* [Task requirements]
Print the material below exactly as it stands, please, from its first line to the line holding "const MARK_RED = '#ff0000';", with no pictures.

● ● ● ●

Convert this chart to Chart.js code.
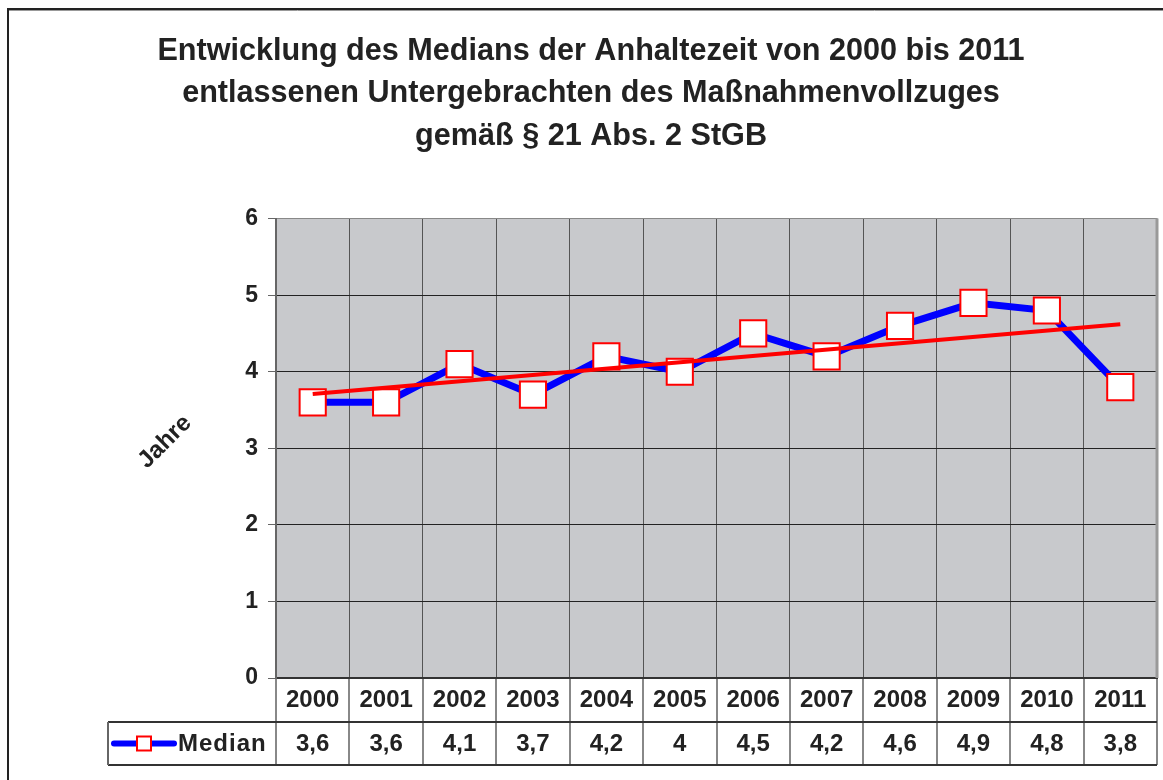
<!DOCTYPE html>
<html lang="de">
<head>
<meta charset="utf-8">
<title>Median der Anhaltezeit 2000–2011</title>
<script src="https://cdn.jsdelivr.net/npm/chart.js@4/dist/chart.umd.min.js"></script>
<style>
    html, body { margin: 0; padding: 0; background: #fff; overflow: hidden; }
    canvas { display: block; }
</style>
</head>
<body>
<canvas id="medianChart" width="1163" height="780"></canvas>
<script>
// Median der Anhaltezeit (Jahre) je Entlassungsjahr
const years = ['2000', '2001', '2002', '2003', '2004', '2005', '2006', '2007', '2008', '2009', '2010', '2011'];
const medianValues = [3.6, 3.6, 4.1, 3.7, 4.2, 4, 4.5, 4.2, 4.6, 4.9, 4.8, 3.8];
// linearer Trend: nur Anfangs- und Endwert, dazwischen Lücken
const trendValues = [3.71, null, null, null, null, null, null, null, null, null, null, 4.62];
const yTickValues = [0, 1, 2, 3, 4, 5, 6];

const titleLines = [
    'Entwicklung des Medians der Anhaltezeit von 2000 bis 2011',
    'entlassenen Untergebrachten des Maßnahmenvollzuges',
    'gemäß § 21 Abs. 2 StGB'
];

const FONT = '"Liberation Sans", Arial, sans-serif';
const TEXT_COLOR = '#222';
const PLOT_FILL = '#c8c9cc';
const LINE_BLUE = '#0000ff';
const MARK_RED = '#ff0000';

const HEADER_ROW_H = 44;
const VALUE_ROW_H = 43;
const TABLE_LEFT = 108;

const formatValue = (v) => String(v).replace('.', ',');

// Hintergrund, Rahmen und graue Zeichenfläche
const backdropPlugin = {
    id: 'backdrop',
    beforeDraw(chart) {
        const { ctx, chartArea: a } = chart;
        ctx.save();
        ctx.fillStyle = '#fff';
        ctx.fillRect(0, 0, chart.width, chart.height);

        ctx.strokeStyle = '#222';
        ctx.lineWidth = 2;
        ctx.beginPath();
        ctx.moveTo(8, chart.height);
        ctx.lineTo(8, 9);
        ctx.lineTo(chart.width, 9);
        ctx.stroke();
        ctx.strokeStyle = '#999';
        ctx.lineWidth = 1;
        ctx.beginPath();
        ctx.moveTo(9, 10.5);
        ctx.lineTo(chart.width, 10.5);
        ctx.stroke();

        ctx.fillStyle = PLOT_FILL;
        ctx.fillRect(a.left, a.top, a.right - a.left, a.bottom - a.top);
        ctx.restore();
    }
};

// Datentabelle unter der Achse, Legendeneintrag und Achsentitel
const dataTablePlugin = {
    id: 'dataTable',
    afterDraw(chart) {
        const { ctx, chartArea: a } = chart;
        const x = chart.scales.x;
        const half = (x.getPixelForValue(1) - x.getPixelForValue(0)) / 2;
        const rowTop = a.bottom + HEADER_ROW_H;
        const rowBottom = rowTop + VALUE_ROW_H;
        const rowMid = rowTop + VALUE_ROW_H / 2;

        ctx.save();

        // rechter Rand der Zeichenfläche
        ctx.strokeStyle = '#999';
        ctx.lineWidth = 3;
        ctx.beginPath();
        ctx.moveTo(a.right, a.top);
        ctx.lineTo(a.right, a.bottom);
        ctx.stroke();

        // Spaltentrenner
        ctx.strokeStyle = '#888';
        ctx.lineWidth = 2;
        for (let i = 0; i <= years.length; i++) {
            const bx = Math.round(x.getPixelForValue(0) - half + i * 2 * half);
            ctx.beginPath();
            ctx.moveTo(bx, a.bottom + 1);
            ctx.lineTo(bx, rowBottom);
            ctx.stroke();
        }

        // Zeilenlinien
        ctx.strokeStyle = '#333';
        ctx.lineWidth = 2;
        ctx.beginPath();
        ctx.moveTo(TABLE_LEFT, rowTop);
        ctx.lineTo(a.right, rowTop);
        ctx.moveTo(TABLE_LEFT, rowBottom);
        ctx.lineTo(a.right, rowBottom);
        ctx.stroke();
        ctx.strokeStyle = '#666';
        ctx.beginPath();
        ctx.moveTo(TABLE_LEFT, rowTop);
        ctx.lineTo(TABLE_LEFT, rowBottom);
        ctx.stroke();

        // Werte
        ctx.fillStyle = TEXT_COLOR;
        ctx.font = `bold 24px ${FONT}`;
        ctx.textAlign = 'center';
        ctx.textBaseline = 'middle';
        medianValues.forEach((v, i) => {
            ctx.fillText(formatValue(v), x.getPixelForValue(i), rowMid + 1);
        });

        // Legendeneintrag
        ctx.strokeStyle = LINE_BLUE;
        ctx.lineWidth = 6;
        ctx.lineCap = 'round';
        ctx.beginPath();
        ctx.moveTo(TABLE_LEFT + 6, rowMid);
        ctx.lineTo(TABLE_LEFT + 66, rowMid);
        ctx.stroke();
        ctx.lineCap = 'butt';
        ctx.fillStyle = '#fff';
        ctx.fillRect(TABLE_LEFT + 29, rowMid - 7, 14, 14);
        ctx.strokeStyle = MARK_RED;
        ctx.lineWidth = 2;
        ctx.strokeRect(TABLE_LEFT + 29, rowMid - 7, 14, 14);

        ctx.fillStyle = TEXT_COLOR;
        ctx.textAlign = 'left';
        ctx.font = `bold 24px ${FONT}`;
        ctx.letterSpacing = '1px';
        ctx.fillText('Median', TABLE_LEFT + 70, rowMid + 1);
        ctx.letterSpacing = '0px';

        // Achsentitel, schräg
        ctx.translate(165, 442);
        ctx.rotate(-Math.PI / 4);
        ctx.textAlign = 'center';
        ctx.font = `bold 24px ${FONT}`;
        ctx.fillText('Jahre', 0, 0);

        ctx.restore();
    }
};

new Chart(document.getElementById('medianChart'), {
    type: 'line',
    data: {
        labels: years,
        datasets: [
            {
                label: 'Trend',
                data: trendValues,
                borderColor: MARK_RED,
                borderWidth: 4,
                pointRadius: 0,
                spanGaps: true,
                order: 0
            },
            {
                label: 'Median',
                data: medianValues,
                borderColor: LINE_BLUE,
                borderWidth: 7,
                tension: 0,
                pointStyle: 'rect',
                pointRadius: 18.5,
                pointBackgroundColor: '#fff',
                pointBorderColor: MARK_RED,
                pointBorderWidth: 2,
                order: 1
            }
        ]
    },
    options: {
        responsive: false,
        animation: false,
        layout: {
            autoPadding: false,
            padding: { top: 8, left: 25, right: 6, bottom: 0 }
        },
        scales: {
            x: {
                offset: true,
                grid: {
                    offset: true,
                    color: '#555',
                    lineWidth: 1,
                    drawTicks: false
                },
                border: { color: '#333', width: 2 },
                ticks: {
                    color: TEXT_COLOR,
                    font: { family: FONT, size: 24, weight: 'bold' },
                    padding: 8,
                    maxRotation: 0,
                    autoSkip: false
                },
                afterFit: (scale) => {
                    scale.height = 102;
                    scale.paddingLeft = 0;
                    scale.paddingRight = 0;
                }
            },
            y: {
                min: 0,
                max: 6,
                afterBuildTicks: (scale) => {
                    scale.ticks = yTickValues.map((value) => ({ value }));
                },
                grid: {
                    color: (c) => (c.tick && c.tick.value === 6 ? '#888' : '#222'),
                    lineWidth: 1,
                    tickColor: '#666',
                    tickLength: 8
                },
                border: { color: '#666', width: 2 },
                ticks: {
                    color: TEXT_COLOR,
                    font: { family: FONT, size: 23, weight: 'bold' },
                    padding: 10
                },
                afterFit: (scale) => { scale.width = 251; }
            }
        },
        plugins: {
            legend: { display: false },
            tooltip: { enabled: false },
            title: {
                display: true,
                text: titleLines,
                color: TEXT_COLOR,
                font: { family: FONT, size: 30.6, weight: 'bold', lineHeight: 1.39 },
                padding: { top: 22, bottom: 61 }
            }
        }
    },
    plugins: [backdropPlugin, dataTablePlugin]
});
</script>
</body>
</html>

● ● ● ●

* [Complete output]
Convert this chart to Chart.js code.
<!DOCTYPE html>
<html lang="de">
<head>
<meta charset="utf-8">
<title>Median der Anhaltezeit 2000–2011</title>
<script src="https://cdn.jsdelivr.net/npm/chart.js@4/dist/chart.umd.min.js"></script>
<style>
    html, body { margin: 0; padding: 0; background: #fff; overflow: hidden; }
    canvas { display: block; }
</style>
</head>
<body>
<canvas id="medianChart" width="1163" height="780"></canvas>
<script>
// Median der Anhaltezeit (Jahre) je Entlassungsjahr
const years = ['2000', '2001', '2002', '2003', '2004', '2005', '2006', '2007', '2008', '2009', '2010', '2011'];
const medianValues = [3.6, 3.6, 4.1, 3.7, 4.2, 4, 4.5, 4.2, 4.6, 4.9, 4.8, 3.8];
// linearer Trend: nur Anfangs- und Endwert, dazwischen Lücken
const trendValues = [3.71, null, null, null, null, null, null, null, null, null, null, 4.62];
const yTickValues = [0, 1, 2, 3, 4, 5, 6];

const titleLines = [
    'Entwicklung des Medians der Anhaltezeit von 2000 bis 2011',
    'entlassenen Untergebrachten des Maßnahmenvollzuges',
    'gemäß § 21 Abs. 2 StGB'
];

const FONT = '"Liberation Sans", Arial, sans-serif';
const TEXT_COLOR = '#222';
const PLOT_FILL = '#c8c9cc';
const LINE_BLUE = '#0000ff';
const MARK_RED = '#ff0000';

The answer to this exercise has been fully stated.